La Germania perde colpi Lo spread sotto quota 190

La Germania perde colpi Lo spread sotto quota 190

Poco mosse, in un collettivo andamento da encefalogramma piatto. A volte, però, anche variazioni quasi impercettibili sono sinonimo di una certa resistenza alle cattive notizie. Ieri, per esempio, le Borse avrebbero potuto inciampare a causa del crollo in Germania dell'indice Zew, quello che misura il grado di fiducia degli investitori. Non è invece accaduto. Piazza Affari se l'è cavata con un +0,09% finale che ha mantenuto il Ftse-Mib ben saldo sopra i 20mila punti, mentre lo spread è addirittura calato, per la prima volta dal giugno 2011, sotto quota 190 (a 189 punti). Di riflesso, il rendimento del decennale italiano si è avvicinato al 3,5% aggiornando i minimi dal 2006. Un ulteriore sollievo per il Tesoro in vista delle prossime emissioni. Gli analisti mettono in relazione il raffreddamento del differenziale Btp-Bund con il miglioramento dell'outlook italiano deciso da Moody's sabato scorso e con la scommessa che Matteo Renzi riuscirà a completare entro fine settimana la squadra di governo.
L'impressione è che nella fase attuale, con il tapering della Fed ormai avviato e con lo stemperarsi delle tensioni sui Paesi emergenti, l'ipersensibilità dei mercati sia venuta meno. Così, non ha creato allarme la mossa con cui la banca centrale cinese ha ritirato dal sistema liquidità per 8 miliardi di dollari, nè vi è stata reazione per gli altri 7mila miliardi di yen (60 miliardi di euro) pompati dalla Bank of Japan per combattere la deflazione e in risposta alla deludente crescita dell'1,3% del Pil nel 2013. Quanto alla Germania, lo Zew indica che le prospettive per i prossimi sei mesi sono sbilanciate sul versante del pessimismo. E per due ragioni: da un lato permangono le preoccupazioni per una ripresa fiacca nell'eurozona, il principale mercato di sbocco per il made in Germany; dall'altro, il rallentamento della Cina non promette nulla di buono per l'export tedesco.
Le chance di una recovery all'interno di Eurolandia sono in buona misura legate alle decisioni che la Bce potrebbe prendere in marzo. Mario Draghi non ha escluso l'uso di qualsiasi mezzo per favorire la crescita e combattere un'inflazione troppo bassa (0,7%) e che in alcuni Paesi è già degenerata in deflazione.

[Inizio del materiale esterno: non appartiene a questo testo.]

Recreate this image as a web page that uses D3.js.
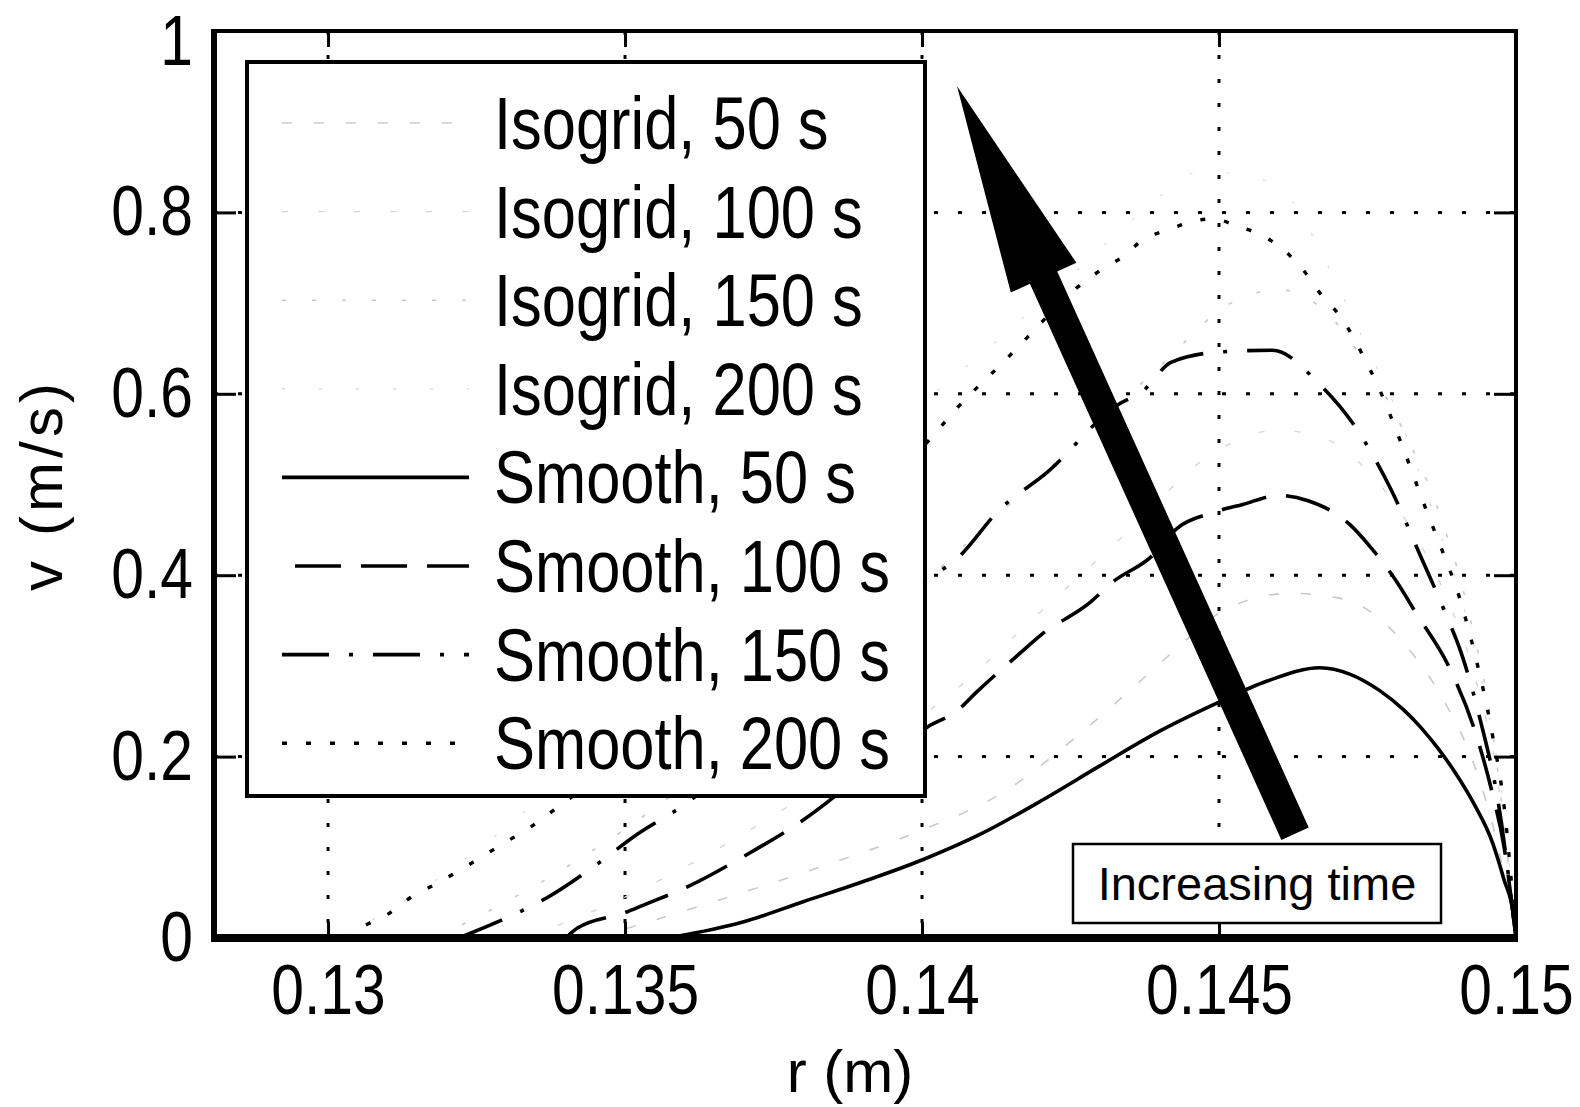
<!DOCTYPE html>
<html>
<head>
<meta charset="utf-8">
<script src="https://cdn.jsdelivr.net/npm/d3@7"></script>
<style>
  html, body { margin: 0; padding: 0; background: #fff; }
  svg { display: block; }
  .mat { font-family: "Liberation Sans", Arial, sans-serif; }
</style>
</head>
<body>
<svg id="chart" width="1580" height="1107"></svg>
<script>
// ---------------- data ----------------
const xTicks = [0.13, 0.135, 0.14, 0.145, 0.15];
const xTickLabels = ["0.13", "0.135", "0.14", "0.145", "0.15"];
const yTicks = [0, 0.2, 0.4, 0.6, 0.8, 1];
const yTickLabels = ["0", "0.2", "0.4", "0.6", "0.8", "1"];
const xGrid = [0.13, 0.135, 0.14, 0.145];
const yGrid = [0.2, 0.4, 0.6, 0.8];

const seriesNames = ["Isogrid, 50 s", "Isogrid, 100 s", "Isogrid, 150 s", "Isogrid, 200 s",
                     "Smooth, 50 s", "Smooth, 100 s", "Smooth, 150 s", "Smooth, 200 s"];

const isogrid50 = [[0.1345,0],[0.136,0.03],[0.138,0.072],[0.14,0.119],[0.1413,0.158],[0.1428,0.233],[0.1435,0.273],[0.1442,0.314],[0.1451,0.362],[0.1462,0.38],[0.147,0.375],[0.1475,0.362],[0.1482,0.318],[0.1488,0.26],[0.1493,0.19],[0.1497,0.1],[0.15,0]];
const isogrid100 = [[0.1333,0],[0.135,0.045],[0.137,0.115],[0.139,0.2],[0.1405,0.27],[0.142,0.36],[0.1435,0.45],[0.1448,0.53],[0.146,0.56],[0.1468,0.55],[0.1475,0.515],[0.1482,0.455],[0.1488,0.38],[0.1493,0.29],[0.1497,0.17],[0.15,0]];
const isogrid150 = [[0.1318,0],[0.133,0.04],[0.135,0.12],[0.137,0.22],[0.139,0.33],[0.141,0.45],[0.1426,0.545],[0.144,0.63],[0.1452,0.7],[0.146,0.715],[0.1468,0.69],[0.1475,0.63],[0.1481,0.56],[0.1487,0.47],[0.1492,0.36],[0.1496,0.23],[0.15,0]];
const isogrid200 = [[0.1302,0],[0.1315,0.05],[0.1335,0.15],[0.1355,0.28],[0.1375,0.42],[0.1395,0.56],[0.1412,0.655],[0.1425,0.73],[0.1437,0.8],[0.1447,0.845],[0.1455,0.84],[0.1462,0.815],[0.1468,0.745],[0.1475,0.65],[0.148,0.58],[0.1486,0.47],[0.1491,0.37],[0.1495,0.26],[0.1498,0.14],[0.15,0]];

const smooth50 = [[0.1357,0],[0.1365,0.01],[0.137,0.018],[0.138,0.04],[0.139,0.062],[0.14,0.086],[0.141,0.115],[0.142,0.151],[0.143,0.19],[0.144,0.228],[0.145,0.26],[0.1458,0.283],[0.1467,0.298],[0.1472,0.291],[0.1477,0.273],[0.1481,0.252],[0.1484,0.232],[0.1487,0.208],[0.149,0.18],[0.1493,0.147],[0.1496,0.106],[0.1498,0.064],[0.14995,0.028],[0.15,0]];
const smooth100 = [[0.134,0],[0.1342,0.011],[0.135,0.028],[0.1353,0.036],[0.1361,0.058],[0.137,0.09],[0.138,0.13],[0.139,0.18],[0.1401,0.233],[0.1406,0.251],[0.1409,0.27],[0.14165,0.314],[0.142,0.334],[0.14283,0.37],[0.1432,0.392],[0.14385,0.42],[0.1443,0.452],[0.1449,0.469],[0.1454,0.478],[0.146,0.488],[0.1465,0.482],[0.1472,0.456],[0.14755,0.431],[0.148,0.392],[0.1483,0.36],[0.1489,0.295],[0.1493,0.23],[0.1496,0.16],[0.1498,0.1],[0.15,0]];
const smooth150 = [[0.1322,0],[0.133,0.022],[0.1337,0.045],[0.1345,0.08],[0.1352,0.114],[0.136,0.147],[0.137,0.2],[0.138,0.26],[0.139,0.33],[0.1401,0.395],[0.1406,0.419],[0.1413,0.472],[0.1421,0.513],[0.1433,0.588],[0.1437,0.602],[0.1442,0.635],[0.145,0.646],[0.1459,0.648],[0.1467,0.61],[0.1473,0.563],[0.1479,0.494],[0.1484,0.42],[0.1488,0.36],[0.1491,0.31],[0.1494,0.24],[0.1497,0.15],[0.15,0]];
const smooth200 = [[0.1303,0],[0.1306,0.013],[0.131,0.026],[0.1314,0.045],[0.1318,0.059],[0.1322,0.074],[0.1326,0.09],[0.133,0.106],[0.1334,0.122],[0.1338,0.141],[0.135,0.2],[0.136,0.258],[0.137,0.325],[0.138,0.395],[0.139,0.47],[0.1402,0.555],[0.1406,0.585],[0.1414,0.637],[0.1418,0.664],[0.1425,0.711],[0.143,0.736],[0.1434,0.752],[0.1437,0.769],[0.1441,0.78],[0.1449,0.793],[0.1453,0.785],[0.1458,0.772],[0.1461,0.758],[0.1464,0.738],[0.1467,0.711],[0.1471,0.68],[0.1474,0.645],[0.1477,0.605],[0.1481,0.54],[0.1485,0.47],[0.1488,0.42],[0.149,0.385],[0.1493,0.315],[0.1496,0.225],[0.1498,0.145],[0.15,0]];

// annotation arrow (data coordinates): tail and tip
const arrowTail = [0.14628, 0.115];
const arrowTip = [0.14059, 0.939];
const annotationText = "Increasing time";

// ---------------- styles ----------------
const seriesData = [isogrid50, isogrid100, isogrid150, isogrid200, smooth50, smooth100, smooth150, smooth200];
const seriesStyle = [
  {stroke: "#c9c9c9", width: 1.6, dash: "10,22"},
  {stroke: "#d6d6d6", width: 1.4, dash: "6,30"},
  {stroke: "#c9c9c9", width: 1.6, dash: "4,26"},
  {stroke: "#dedede", width: 1.4, dash: "3,34"},
  {stroke: "#000", width: 3.6, dash: null},
  {stroke: "#000", width: 3.6, dash: "46,20"},
  {stroke: "#000", width: 3.6, dash: "47,20,4,20"},
  {stroke: "#000", width: 3.4, dash: "5,19"}
];

const plot = {left: 214, right: 1516, top: 31, bottom: 938};
const svg = d3.select("#chart");
const SX = 0.84; // horizontal squeeze of the MATLAB-style narrow font

const x = d3.scaleLinear().domain([0.12808, 0.15]).range([plot.left, plot.right]);
const y = d3.scaleLinear().domain([0, 1]).range([plot.bottom, plot.top]);

// grid
const grid = svg.append("g");
grid.selectAll("line.gx").data(xGrid).join("line")
  .attr("x1", d => x(d)).attr("x2", d => x(d))
  .attr("y1", plot.top).attr("y2", plot.bottom)
  .attr("stroke", "#000").attr("stroke-width", 3).attr("stroke-dasharray", "4,20");
grid.selectAll("line.gy").data(yGrid).join("line")
  .attr("y1", d => y(d)).attr("y2", d => y(d))
  .attr("x1", plot.left).attr("x2", plot.right)
  .attr("stroke", "#000").attr("stroke-width", 3).attr("stroke-dasharray", "4,20");

// curves
svg.append("clipPath").attr("id", "clip").append("rect")
  .attr("x", plot.left).attr("y", plot.top)
  .attr("width", plot.right - plot.left).attr("height", plot.bottom - plot.top);
const line = d3.line().x(d => x(d[0])).y(d => y(d[1])).curve(d3.curveMonotoneX);
const curves = svg.append("g").attr("clip-path", "url(#clip)");
seriesData.forEach((s, i) => {
  const st = seriesStyle[i];
  curves.append("path").datum(s)
    .attr("d", line)
    .attr("fill", "none")
    .attr("stroke", st.stroke)
    .attr("stroke-width", st.width)
    .attr("stroke-dasharray", st.dash);
});

// axes
const yAxis = d3.axisLeft(y).tickValues(yTicks).tickSize(-22).tickPadding(21)
  .tickFormat((d, i) => yTickLabels[i]);
const yAxisR = d3.axisRight(y).tickValues(yTicks).tickSize(-22).tickFormat("");
const xAxis = d3.axisBottom(x).tickValues(xTicks).tickSize(-16).tickPadding(26)
  .tickFormat((d, i) => xTickLabels[i]);
const xAxisT = d3.axisTop(x).tickValues(xTicks).tickSize(-16).tickFormat("");

const gy = svg.append("g").attr("transform", `translate(${plot.left},0)`).call(yAxis);
svg.append("g").attr("transform", `translate(${plot.right},0)`).call(yAxisR);
const gx = svg.append("g").attr("transform", `translate(0,${plot.bottom})`).call(xAxis);
svg.append("g").attr("transform", `translate(0,${plot.top})`).call(xAxisT);
svg.selectAll(".domain").remove();
svg.selectAll(".tick line").attr("stroke", "#000").attr("stroke-width", 3);
gy.selectAll("text").attr("class", "mat").attr("font-size", 70).attr("fill", "#000")
  .attr("x", -21 / SX).attr("dy", d => d === 1 ? "0.48em" : "0.32em")
  .attr("transform", `scale(${SX},1)`);
gx.selectAll("text").attr("class", "mat").attr("font-size", 70).attr("fill", "#000")
  .attr("transform", `scale(${SX},1)`);

// frame
svg.append("rect").attr("x", plot.left).attr("y", plot.top)
  .attr("width", plot.right - plot.left).attr("height", plot.bottom - plot.top)
  .attr("fill", "none").attr("stroke", "#000").attr("stroke-width", 4);
svg.append("line").attr("x1", plot.left - 3).attr("x2", plot.right + 2)
  .attr("y1", plot.bottom).attr("y2", plot.bottom).attr("stroke", "#000").attr("stroke-width", 8);
svg.append("line").attr("x1", plot.left).attr("x2", plot.left)
  .attr("y1", plot.top - 2).attr("y2", plot.bottom).attr("stroke", "#000").attr("stroke-width", 6);

// axis labels
svg.append("text").attr("class", "mat")
  .attr("transform", "translate(62,487) rotate(-90)")
  .attr("text-anchor", "middle").attr("font-size", 60)
  .attr("textLength", 208).attr("lengthAdjust", "spacing").text("v (m/s)");
svg.append("text").attr("class", "mat")
  .attr("x", 850).attr("y", 1092)
  .attr("text-anchor", "middle").attr("font-size", 60).text("r (m)");

// legend
const leg = svg.append("g");
leg.append("rect").attr("x", 247).attr("y", 62).attr("width", 678).attr("height", 734)
  .attr("fill", "#fff").attr("stroke", "#000").attr("stroke-width", 4);
seriesNames.forEach((name, i) => {
  const cy = 123 + i * 88.6;
  const st = seriesStyle[i];
  leg.append("line").attr("x1", i === 5 ? 295 : 282).attr("x2", 469).attr("y1", cy).attr("y2", cy)
    .attr("stroke", st.stroke).attr("stroke-width", st.width)
    .attr("stroke-dasharray", st.dash);
  leg.append("text").attr("class", "mat")
    .attr("transform", `translate(494,${cy + 26}) scale(0.83,1)`)
    .attr("font-size", 74).attr("fill", "#000").text(name);
});

// arrow annotation
(function () {
  const tx = x(arrowTail[0]), ty = y(arrowTail[1]);
  const hx = x(arrowTip[0]), hy = y(arrowTip[1]);
  const dx = hx - tx, dy = hy - ty, len = Math.hypot(dx, dy);
  const ux = dx / len, uy = dy / len, px = -uy, py = ux;
  const shaftW = 15, headW = 36, headL = 210;
  const bx = hx - ux * headL, by = hy - uy * headL;
  const pts = [
    [tx + px * shaftW, ty + py * shaftW],
    [bx + px * shaftW, by + py * shaftW],
    [bx + px * headW, by + py * headW],
    [hx, hy],
    [bx - px * headW, by - py * headW],
    [bx - px * shaftW, by - py * shaftW],
    [tx - px * shaftW, ty - py * shaftW]
  ];
  svg.append("polygon").attr("points", pts.map(p => p.join(",")).join(" ")).attr("fill", "#000");
})();

// annotation box
svg.append("rect").attr("x", 1073).attr("y", 844).attr("width", 368).attr("height", 79)
  .attr("fill", "#fff").attr("stroke", "#000").attr("stroke-width", 2.5);
svg.append("text").attr("x", 1257).attr("y", 900).attr("text-anchor", "middle")
  .attr("font-family", "Liberation Sans, Arial, sans-serif").attr("font-size", 47)
  .text(annotationText);
</script>
</body>
</html>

L'intervento sarà però subordinato ai verdetti che arriveranno dagli ultimi dati macro di cui l'Eurotower disporrà prima della riunione del board.
Sullo sfondo, continuano intanto i lavori dell'Ecofin per trovare la quadra sul meccanismo unico di risoluzione delle crisi bancarie. La maratona negoziale di ieri, però, si è conclusa con un'altra fumata nera.